Are millions of small firms in India holding back employment and growth potential of the economy?

Factories are no longer providing bulk employment. Sizes of factories in an organized manufacturing sector are becoming smaller over the years owing to the adoption of technology and automation. Only 28.5% workers worked in large factories employing more than 1000 workers.

The overwhelming majority of workers worked in mid-sized (46.5%) or small factories (25%).

Most of these small players cannot take advantage of economies of scale. Their costs are usually high and they lack pricing power.
As a result, labour and capital productivity growth of organized manufacturing sector has declined over the years. After global financial crisis (2008-09 to 2014-15), labour productivity growth in India has declined from 7.52% to 4.54%. Capital productivity growth has turned negative to -0.04% from 6.10% in previous period. (2000-01 to 2007-08)[1]

For gainful employment, it is important that people get jobs in sectors that have high labour productivity. However, people exiting agriculture are finding unskilled jobs in livestock, or trade. Sectors like trade, transport & storage, hotels & restaurants and education have not seen much labour productivity growth[2]

In fact, lower labour productivity growth explains why these sectors needed and could absorb more workers.
But the sectors with low labour productivity could not contribute substantially to the economic growth.
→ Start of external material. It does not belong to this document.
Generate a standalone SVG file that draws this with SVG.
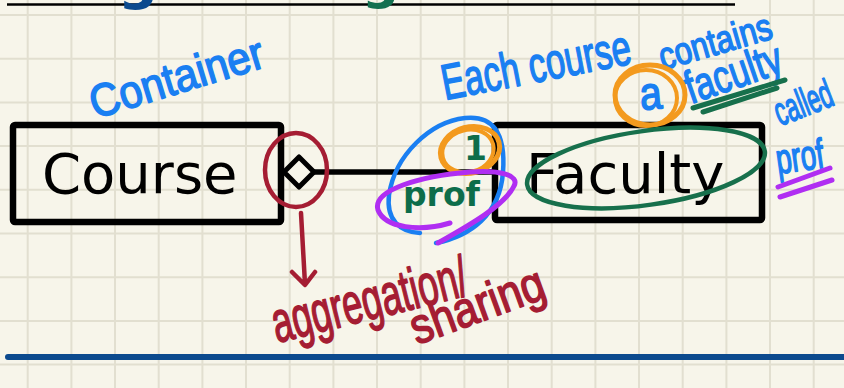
<svg xmlns="http://www.w3.org/2000/svg" width="844" height="388" viewBox="0 0 844 388">
<defs>
<style>
.grid{stroke:#e2dfd0;stroke-width:2;fill:none}
.box{fill:none;stroke:#000;stroke-width:6.5;stroke-linejoin:round}
.lbl{font-family:"DejaVu Sans",sans-serif;font-size:56px;fill:#000}
.role{font-family:"DejaVu Sans",sans-serif;font-weight:bold;fill:#0d6d4a}
.ink{fill:none;stroke-linecap:round;stroke-linejoin:round}
.hb{font-family:"Liberation Sans",sans-serif;fill:#1a7ff2;stroke:#1a7ff2;stroke-width:1.6;stroke-linejoin:round}
.hr{font-family:"Liberation Sans",sans-serif;fill:#a51d33;stroke:#a51d33;stroke-width:1.6;stroke-linejoin:round}
</style>
<marker id="diamond" viewBox="0 0 32 32" markerWidth="32" markerHeight="32" markerUnits="userSpaceOnUse" refX="31" refY="16" orient="auto" overflow="visible">
<path d="M1,16 L16,1 L31,16 L16,31 Z" fill="#f7f5ea" stroke="#000" stroke-width="5" stroke-linejoin="round"/>
</marker>
</defs>
<rect width="844" height="388" fill="#f7f5ea"/>
<path class="grid" d="M27.7,0V388M71.4,0V388M115,0V388M158.7,0V388M202.4,0V388M246,0V388M289.7,0V388M333.4,0V388M377,0V388M420.7,0V388M464.4,0V388M508,0V388M551.7,0V388M595.4,0V388M639,0V388M682.7,0V388M726.4,0V388M770,0V388M813.7,0V388M0,15H844M0,58.7H844M0,102.4H844M0,146.1H844M0,189.8H844M0,233.5H844M0,277.2H844M0,320.9H844M0,364.6H844"/>
<g id="header">
<path d="M7,4.5H735" stroke="#000" stroke-width="2.5" fill="none"/>
<text x="118" y="-2" font-family="DejaVu Sans,sans-serif" font-weight="bold" font-size="56" fill="#0b4a8e">g</text>
<text x="362" y="-2" font-family="DejaVu Sans,sans-serif" font-weight="bold" font-size="52" fill="#137050">g</text>
</g>
<g id="course">
<rect class="box" x="13" y="125" width="268" height="97" rx="2"/>
<text class="lbl" x="42" y="193">Course</text>
</g>
<g id="faculty">
<rect class="box" x="495" y="125" width="267" height="95" rx="2"/>
<text class="lbl" x="526" y="193">Faculty</text>
</g>
<g id="connectors">
<path d="M314,172 H495" stroke="#000" stroke-width="5.5" fill="none" marker-start="url(#diamond)"/>
<text class="role" x="487" y="160" font-size="33" text-anchor="end">1</text>
<text class="role" x="403" y="206" font-size="33">prof</text>
</g>
<g id="annotations">
<text class="hb" transform="translate(95,119) rotate(-17)" font-size="46" textLength="180" lengthAdjust="spacingAndGlyphs">Container</text>
<text class="hb" transform="translate(445,100) rotate(-11)" font-size="50" textLength="192" lengthAdjust="spacingAndGlyphs">Each course</text>
<text class="hb" transform="translate(663,70) rotate(-16)" font-size="38" textLength="116" lengthAdjust="spacingAndGlyphs">contains</text>
<text class="hb" transform="translate(641,110) rotate(-5)" font-size="46" textLength="22" lengthAdjust="spacingAndGlyphs">a</text>
<text class="hb" transform="translate(691,104) rotate(-19)" font-size="46" textLength="100" lengthAdjust="spacingAndGlyphs">faculty</text>
<text class="hb" transform="translate(780,126) rotate(-21)" font-size="40" textLength="60" lengthAdjust="spacingAndGlyphs">called</text>
<text class="hb" transform="translate(778,174) rotate(-8)" font-size="42" textLength="48" lengthAdjust="spacingAndGlyphs">prof</text>
<path class="ink" d="M693,108 L785,80 M703,112 L777,88" stroke="#17704c" stroke-width="5"/>
<path class="ink" d="M778,187 L830,168 M780,197 L832,180" stroke="#b02ef2" stroke-width="5"/>
<ellipse class="ink" cx="650" cy="95" rx="35" ry="30" stroke="#f39a1e" stroke-width="5"/>
<ellipse class="ink" cx="646" cy="98" rx="31" ry="28" stroke="#f39a1e" stroke-width="4"/>
<path class="ink" d="M436,243 C470,236 500,215 503,172 C506,132 492,115 465,118 C430,122 395,155 389,195 C386,220 400,232 420,233" stroke="#1a7ff2" stroke-width="4.5"/>
<ellipse class="ink" cx="470" cy="150" rx="30" ry="23" transform="rotate(-15 470 150)" stroke="#f39a1e" stroke-width="5"/>
<ellipse class="ink" cx="468" cy="151" rx="26" ry="21" transform="rotate(-15 468 151)" stroke="#f39a1e" stroke-width="4"/>
<path class="ink" d="M450,223 C420,232 385,228 378,210 C372,190 420,176 470,172 C500,170 520,175 514,186 C505,205 470,225 438,243" stroke="#b02ef2" stroke-width="5"/>
<ellipse class="ink" cx="646" cy="168" rx="120" ry="37" transform="rotate(-8 646 168)" stroke="#17704c" stroke-width="4.5"/>
<ellipse class="ink" cx="296" cy="170" rx="31" ry="37" stroke="#a51d33" stroke-width="4.5"/>
<path class="ink" d="M301,213 Q303,250 305,284 M292,272 L305,285 L315,272" stroke="#a51d33" stroke-width="4.5"/>
<text class="hr" transform="translate(277,343) rotate(-14)" font-size="58" textLength="200" lengthAdjust="spacingAndGlyphs">aggregation/</text>
<text class="hr" transform="translate(417,345) rotate(-20)" font-size="50" textLength="140" lengthAdjust="spacingAndGlyphs">sharing</text>
</g>
<path d="M8,357 H844" stroke="#0c4a8e" stroke-width="6" stroke-linecap="round" fill="none"/>
</svg>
Wholesale & retail trade, livestock and manufacturing had highest employment among non-farm sectors, but their gross value added per employee were very low.

To a certain extent, government’s emphasis on small and medium scale industries and startups is responsible for the fragmented economy and low productivity environment. The government has prioritised MSME sector in terms of taxes, credit availability and labour laws at the cost of large corporates.

However, a case needs to be made that unless any company reaches an optimum scale, it cannot reap the benefits of economies of scale, enhance productivity, reduce costs and be price, quality competitive in international market. There is a difference between factories that are tiny and factories that are in a nascent stage. Some will be able to scale up, some will never be able to. Policymakers need to differentiate such “dwarfs from babies” and create a policy environment where smaller firms can close or merge with bigger firms, when necessary. Flexible labour laws and insolvency code are of utmost importance for smaller firms to be able to close unprofitable business. At the same time, large firms should be given incentives based on the number of regular jobs they create.

Demonetisation and GST have already pushed numerous small firms to its boundaries. They must either remain competitive and tax compliant to survive or shut down. Large and mid-sized firms can take this opportunity and go for aggressive mergers and acquisitions to take benefit of economies of scale.

Another way of consolidating the employment in any sector is giving incentives to platform players or aggregators (like Ola/Uber/Airbnb) who essentially provide necessary ecosystem to the small entrepreneurs without having them to invest in the entire supply chain themselves. Such platforms eliminate the information mismatch in the market proving beneficial to consumers as well.

[1]- Author’s own calculations based on Annual Survey of Industries.